- Arabella Chapman Miller
- Born: 1859 Jersey City, New Jersey
- Died: 1927 (aged 67–68) Albany, New York
- Other name: Arabella Chapman Miller

= Arabella Chapman =

Arabella Chapman (1859–1927) was an African American woman who is best remembered for being the first student to graduate from upstate New York's Albany School for Educating People of Color, later known as Albany High School.

==Biography==
Chapman was born free in Jersey City, New Jersey. Her father was John Chapman, a boatman, and her mother was Harriet Alfarata. Her sister was Harriet Alfarata Thompson. By 1870, her family had moved to Albany, New York, which had a thriving African American community. She first attended Wilberforce School, before going on to Albany Free Academy (now Albany High School). In 1877, she became the first African American to graduate from the Free Academy, and by 1880, she was teaching music. Her marriage to Clarence Miller led Chapman to leave Albany, traveling with Miller to North Adams, Massachusetts, where he would be employed as a waiter and she would raise their children.

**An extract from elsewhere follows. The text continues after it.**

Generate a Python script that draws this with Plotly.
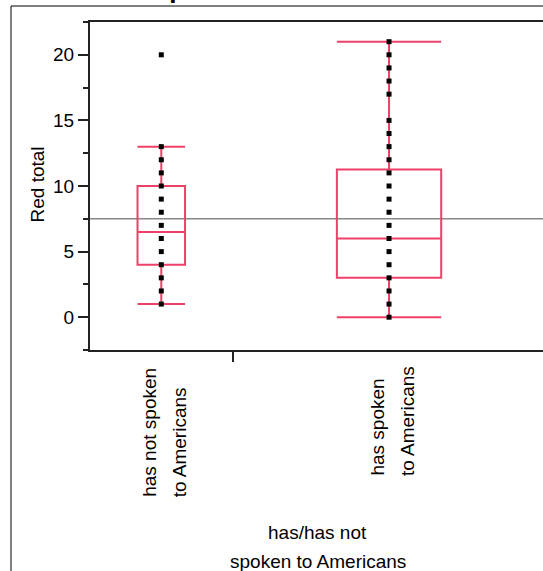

Chapman created two photographic albums in the 1870s and 1880s. These albums survive in the collection of the University of Michigan's William L. Clements Library. They are rare items that document Chapman's personal and political vision. The photographic portraits included those of notable figures such as Abraham Lincoln, Frederick Douglass, and John Brown, as well as Chapman herself, along with her family and friends.

Chapman's photo albums were exhibited in the 2013–14 exhibition, Proclaiming Emancipation, at the University of Michigan as examples of how the memory of the Civil War, Emancipation, and citizenship was constructed by ordinary people.

Arabella Chapman's photo albums have been curated as part of an on-line exhibit, The Arabella Chapman Project.